From a New York Times article on a nasty “shouting match” between two New York state legislators (some of which took place on Twitter, making the “shouting” part a bit of an exaggeration):
Mr. Parker has a record of outbursts and sometimes outright violence. In 2005, he was arrested and charged with punching a traffic agent; the charges were eventually dismissed.
In 2009, he was indicted on a charge of assaulting and menacing a New York Post photographer outside the senator’s mother’s home. He was found guilty of two misdemeanor counts but acquitted of felony charges. A judge gave him three years’ probation and ordered him to attend an anger management class.
How do dismissed criminal charges furnish evidence, even in part, of a “record of…outright violence”? There may well be hard evidence of Parker’s punching the traffic agent despite the dismissal, but if so, this evidence is not mentioned, and whether or not it exists, the fact remains that it didn’t lead to criminal charges.
Granted, some reasons for dismissal are compatible with subtantively (if not legally) having committed the offense, but others are flatly incompatible with both, and the reason for the dismissal isn’t so much as mentioned, much less discussed. Nothing in the reporting excludes the possibility that the punch was thrown (if it was) in self-defense. Does self-defense count as a “record of outright violence”? In that case, a rape victim who fights off her attacker should be described as having a “record of outright violence.” But who would?
Ultimately, the reader is left to infer that the circumstances surrounding the punch (again, if it was a punch) aren’t mentioned because mentioning them would get in the way of the reporter’s attempts at cherry picking the evidence. But then the reader is left to wonder what the hell he’s reading. Is this reporting or is it propaganda?
The circumstances surrounding the two misdemeanor counts mentioned in the second paragraph are pretty murky, but the hyperlinked report suggests, at best, that they involve Mr. Parker’s attacking a camera. That is violent, I suppose, but the same report also suggests that the person whose camera was damaged was provoking Mr. Parker by intruding on his privacy (as photographers often do with impunity, and without thereby incurring records of “downright trespassing”). Is a “record of outbursts and sometimes outright violence” quite the same as two misdemeanor counts, a decade ago, of damaging the camera of an obnoxiously provocative and intrusive cameraman whose camera was damaged in mysterious circumstances?
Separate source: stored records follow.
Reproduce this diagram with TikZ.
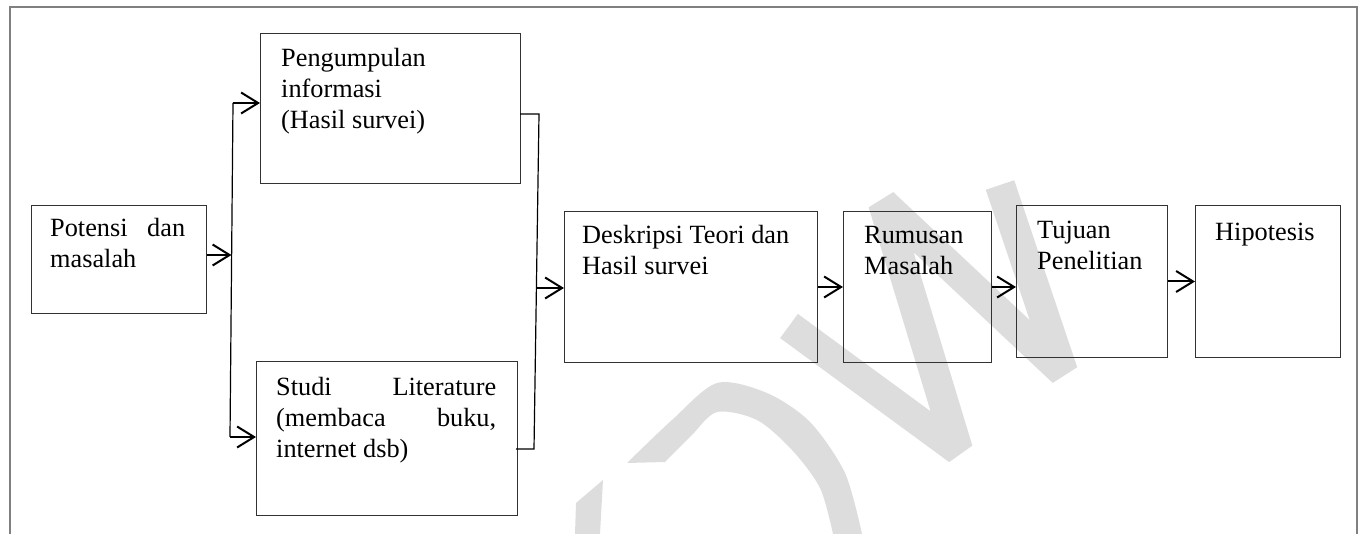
\documentclass[tikz,border=0pt]{standalone}
\usepackage{fontspec}
\setmainfont{Liberation Serif}
\usetikzlibrary{arrows.meta}
\definecolor{boxline}{RGB}{50,50,50}
\definecolor{frameline}{RGB}{128,128,128}
\definecolor{wm}{RGB}{221,221,221}
\tikzset{
  stepbox/.style={draw=boxline, line width=1pt, rectangle, inner sep=0pt},
  txt/.style={anchor=base west, inner sep=0pt, font=\fontsize{26.3}{31}\selectfont},
  arr/.style={draw=black, line width=2pt, -{Straight Barb[length=17pt,width=21pt]}},
  bus/.style={draw=black, line width=1.2pt},
}
\newcommand{\ml}[1]{\begin{tabular}[t]{@{}l@{}}#1\end{tabular}}
\begin{document}
\begin{tikzpicture}[x=1pt,y=-1pt]
\useasboundingbox (0,0) rectangle (1359,534);
% watermark
\fill[wm] (576,503) -- (603,480) -- (600,534) -- (575,534) -- cycle;
\fill[wm] plot[smooth] coordinates {(627,463) (672,420) (717,383) (767,393) (810,422) (845,473) (862,534)}
  -- plot[smooth] coordinates {(833,534) (820,488) (792,450) (757,420) (717,412) (691,436) (665,462)} -- cycle;
\draw[wm, line width=30pt, line join=bevel] (789,326) -- (958,450) -- (883,203) -- (1063,372) -- (1000,185);
% frame
\draw[frameline, line width=1.3pt] (10,540) -- (10,7) -- (1357,7) -- (1357,540);
% boxes
\node[stepbox, minimum width=175pt, minimum height=108pt, anchor=north west] (potensi) at (31,205) {};
\node[stepbox, minimum width=260pt, minimum height=150pt, anchor=north west] (peng) at (260,33) {};
\node[stepbox, minimum width=261pt, minimum height=154pt, anchor=north west] (studi) at (256,361) {};
\node[stepbox, minimum width=253pt, minimum height=151pt, anchor=north west] (desk) at (564,211) {};
\node[stepbox, minimum width=148pt, minimum height=151pt, anchor=north west] (rumus) at (843,211) {};
\node[stepbox, minimum width=151pt, minimum height=152pt, anchor=north west] (tujuan) at (1016,205) {};
\node[stepbox, minimum width=145pt, minimum height=152pt, anchor=north west] (hipo) at (1195,205) {};
% texts
\node[txt] (potensiT) at (50,237) {\ml{\makebox[135pt][s]{Potensi dan}\\ masalah}};
\node[txt] (pengT) at (281,67) {\ml{Pengumpulan\\ informasi\\ (Hasil survei)}};
\node[txt] (studiT) at (276,395) {\ml{\makebox[220pt][s]{Studi Literature}\\ \makebox[220pt][s]{(membaca buku,}\\ internet dsb)}};
\node[txt] (deskT) at (582,244) {\ml{Deskripsi Teori dan\\ Hasil survei}};
\node[txt] (rumusT) at (864,244) {\ml{Rumusan\\ Masalah}};
\node[txt] (tujuanT) at (1037,239) {\ml{Tujuan\\ Penelitian}};
\node[txt] (hipoT) at (1215,241) {Hipotesis};
% left bus
\coordinate (bT) at (233,103);
\coordinate (bM) at (231.5,255);
\coordinate (bB) at (230,437);
\draw[bus] (bT) -- (bB);
\draw[arr] (potensi.east |- bM) -- (bM);
\draw[arr] (bT) -- (peng.west |- bT);
\draw[arr] (bB) -- (studi.west |- bB);
% right bus
\coordinate (rT) at (539,114);
\coordinate (rB) at (534,449);
\coordinate (rM) at (536.4,288);
\draw[bus] ([xshift=-1pt]peng.east |- rT) -- (rT) -- (rB) -- ([xshift=-2pt]studi.east |- rB);
\draw[arr] (rM) -- (desk.west |- rM);
\draw[arr] (desk.east) -- (rumus.west);
\draw[arr] (rumus.east) -- (tujuan.west |- rumus.east);
\draw[arr] (tujuan.east) -- (hipo.west);
\end{tikzpicture}
\end{document}
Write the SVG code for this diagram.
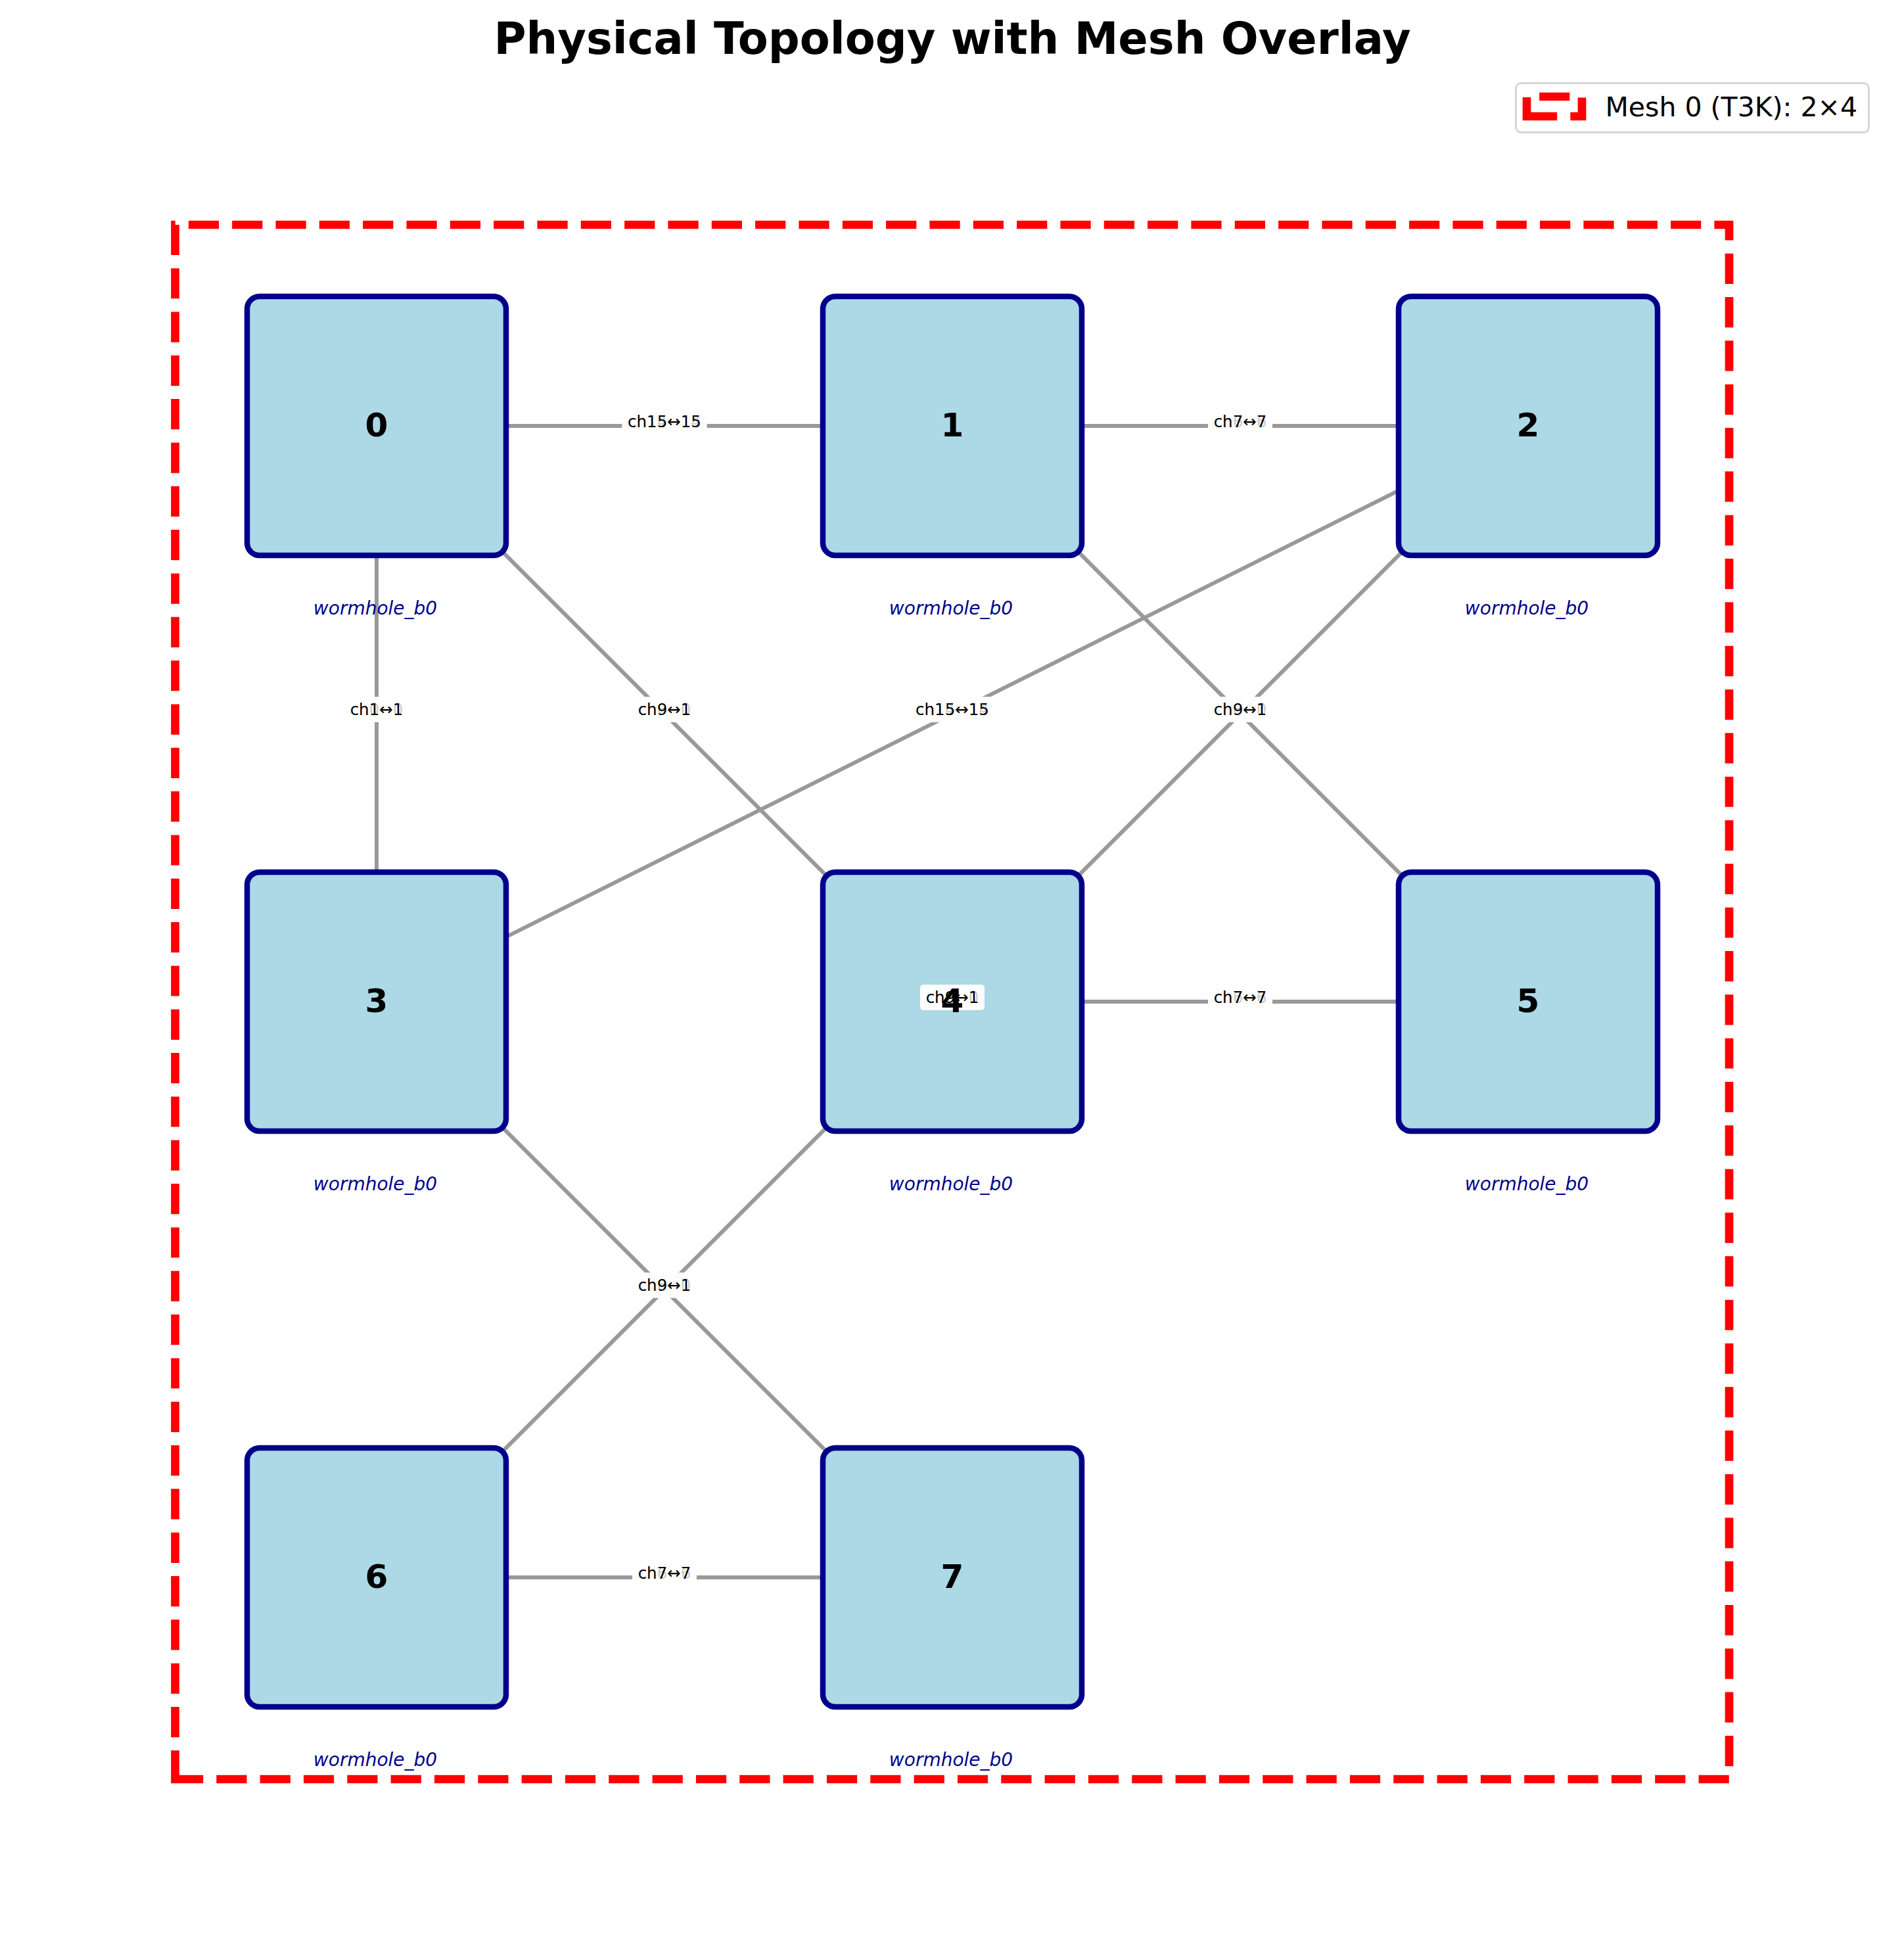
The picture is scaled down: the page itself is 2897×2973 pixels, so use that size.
<svg xmlns="http://www.w3.org/2000/svg" width="2897" height="2973" viewBox="0 0 2897 2973">
<style>
text{font-family:"DejaVu Sans","Liberation Sans",sans-serif}
.title{font-weight:bold;font-size:67px;text-anchor:middle;fill:#000}
.num{font-weight:bold;font-size:50px;text-anchor:middle;fill:#000}
.hw{font-style:italic;font-size:28px;fill:#00008B;text-anchor:middle}
.lbl{font-size:24.5px;text-anchor:middle;fill:#000}
rect.box{fill:#fff;fill-opacity:0.8;stroke:none}
.node>rect{fill:#ADD8E6;stroke:#00008B;stroke-width:8.5}
.link{stroke:#999;stroke-width:6;fill:none}
.mesh{fill:none;stroke:#FF0000;stroke-width:12.7;stroke-dasharray:46.2 20.13}
.legend-frame{fill:#fff;stroke:#d6d6d6;stroke-width:3}
.legend-text{font-size:41px;fill:#000}
</style>
<rect x="0" y="0" width="2897" height="2973" fill="#fff"/>
<text class="title" x="1449" y="82">Physical Topology with Mesh Overlay</text>

<g id="mesh-overlay">
<path class="mesh" d="M266.5,2707 V342 H2631 V2707 Z" stroke-dashoffset="2.55"/>
</g>

<g id="legend">
<rect class="legend-frame" x="2306.5" y="126.5" width="537" height="75" rx="8"/>
<path class="mesh" d="M2323,177 H2407 V147 H2323 Z"/>
<text class="legend-text" x="2442.5" y="177">Mesh 0 (T3K): 2×4</text>
</g>

<g id="connectors">
<line class="link" id="link-0-1" x1="573" y1="648" x2="1449" y2="648"/>
<line class="link" id="link-1-2" x1="1449" y1="648" x2="2325" y2="648"/>
<line class="link" id="link-0-3" x1="573" y1="648" x2="573" y2="1524"/>
<line class="link" id="link-0-4" x1="573" y1="648" x2="1449" y2="1524"/>
<line class="link" id="link-2-3" x1="2325" y1="648" x2="573" y2="1524"/>
<line class="link" id="link-1-5" x1="1449" y1="648" x2="2325" y2="1524"/>
<line class="link" id="link-2-6" x1="2325" y1="648" x2="573" y2="2400"/>
<line class="link" id="link-4-5" x1="1449" y1="1524" x2="2325" y2="1524"/>
<line class="link" id="link-3-7" x1="573" y1="1524" x2="1449" y2="2400"/>
<line class="link" id="link-6-7" x1="573" y1="2400" x2="1449" y2="2400"/>
</g>

<g id="nodes">
<g id="node-0" class="node"><rect x="376" y="451" width="394" height="394" rx="19"/><text class="num" x="573" y="664">0</text><text class="hw" x="571" y="935">wormhole_b0</text></g>
<g id="node-1" class="node"><rect x="1252" y="451" width="394" height="394" rx="19"/><text class="num" x="1449" y="664">1</text><text class="hw" x="1447" y="935">wormhole_b0</text></g>
<g id="node-2" class="node"><rect x="2128" y="451" width="394" height="394" rx="19"/><text class="num" x="2325" y="664">2</text><text class="hw" x="2323" y="935">wormhole_b0</text></g>
<g id="node-3" class="node"><rect x="376" y="1327" width="394" height="394" rx="19"/><text class="num" x="573" y="1540">3</text><text class="hw" x="571" y="1811">wormhole_b0</text></g>
<g id="node-4" class="node"><rect x="1252" y="1327" width="394" height="394" rx="19"/>
<g class="link-label" id="label-2-6"><rect class="box" x="1400" y="1498.25" width="98" height="38.5" rx="5"/><text class="lbl" x="1449" y="1526">ch8↔0</text><rect class="box" x="1400" y="1498.25" width="98" height="38.5" rx="5"/><text class="lbl" x="1449" y="1526">ch9↔1</text></g>
<text class="num" x="1449" y="1540">4</text><text class="hw" x="1447" y="1811">wormhole_b0</text></g>
<g id="node-5" class="node"><rect x="2128" y="1327" width="394" height="394" rx="19"/><text class="num" x="2325" y="1540">5</text><text class="hw" x="2323" y="1811">wormhole_b0</text></g>
<g id="node-6" class="node"><rect x="376" y="2203" width="394" height="394" rx="19"/><text class="num" x="573" y="2416">6</text><text class="hw" x="571" y="2687">wormhole_b0</text></g>
<g id="node-7" class="node"><rect x="1252" y="2203" width="394" height="394" rx="19"/><text class="num" x="1449" y="2416">7</text><text class="hw" x="1447" y="2687">wormhole_b0</text></g>
</g>

<g id="link-labels">
<g id="label-0-1"><rect class="box" x="946.5" y="622.25" width="129" height="38.5" rx="5"/><text class="lbl" x="1011" y="650">ch14↔14</text><rect class="box" x="946.5" y="622.25" width="129" height="38.5" rx="5"/><text class="lbl" x="1011" y="650">ch15↔15</text></g>
<g id="label-1-2"><rect class="box" x="1838" y="622.25" width="98" height="38.5" rx="5"/><text class="lbl" x="1887" y="650">ch6↔6</text><rect class="box" x="1838" y="622.25" width="98" height="38.5" rx="5"/><text class="lbl" x="1887" y="650">ch7↔7</text></g>
<g id="label-0-3"><rect class="box" x="524" y="1060.25" width="98" height="38.5" rx="5"/><text class="lbl" x="573" y="1088">ch0↔0</text><rect class="box" x="524" y="1060.25" width="98" height="38.5" rx="5"/><text class="lbl" x="573" y="1088">ch1↔1</text></g>
<g id="label-0-4"><rect class="box" x="962" y="1060.25" width="98" height="38.5" rx="5"/><text class="lbl" x="1011" y="1088">ch8↔0</text><rect class="box" x="962" y="1060.25" width="98" height="38.5" rx="5"/><text class="lbl" x="1011" y="1088">ch9↔1</text></g>
<g id="label-2-3"><rect class="box" x="1384.5" y="1060.25" width="129" height="38.5" rx="5"/><text class="lbl" x="1449" y="1088">ch14↔14</text><rect class="box" x="1384.5" y="1060.25" width="129" height="38.5" rx="5"/><text class="lbl" x="1449" y="1088">ch15↔15</text></g>
<g id="label-1-5"><rect class="box" x="1838" y="1060.25" width="98" height="38.5" rx="5"/><text class="lbl" x="1887" y="1088">ch8↔0</text><rect class="box" x="1838" y="1060.25" width="98" height="38.5" rx="5"/><text class="lbl" x="1887" y="1088">ch9↔1</text></g>
<g id="label-4-5"><rect class="box" x="1838" y="1498.25" width="98" height="38.5" rx="5"/><text class="lbl" x="1887" y="1526">ch6↔6</text><rect class="box" x="1838" y="1498.25" width="98" height="38.5" rx="5"/><text class="lbl" x="1887" y="1526">ch7↔7</text></g>
<g id="label-3-7"><rect class="box" x="962" y="1936.25" width="98" height="38.5" rx="5"/><text class="lbl" x="1011" y="1964">ch8↔0</text><rect class="box" x="962" y="1936.25" width="98" height="38.5" rx="5"/><text class="lbl" x="1011" y="1964">ch9↔1</text></g>
<g id="label-6-7"><rect class="box" x="962" y="2374.25" width="98" height="38.5" rx="5"/><text class="lbl" x="1011" y="2402">ch6↔6</text><rect class="box" x="962" y="2374.25" width="98" height="38.5" rx="5"/><text class="lbl" x="1011" y="2402">ch7↔7</text></g>
</g>
</svg>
Well, it is if what you’re trying to do is to convey a misimpression that is technically true but involves a series of misleading mental reservations. Otherwise, not really.
That’s how such incidents are commonly reported. When reporters want to emphasize police malfeasance, they cast suspicion on every move that the police make. But when they want to insinuate malfeasance in someone charged with a crime, they turn every arrest, arraignment or indictment into a conviction, ignoring the existence of insufficient evidence to convict, trumped-up charges, and overcharging. It’s not wrong to call this a fake news approach. No one reading it can ever be sure of what’s going on in it. And no determinate principles seem to govern it.
I’m going to send this post to the reporter, and invite her to comment. I mean, there are two sides to every story, even a badly written one, and in all fairness, I’m curious to hear hers.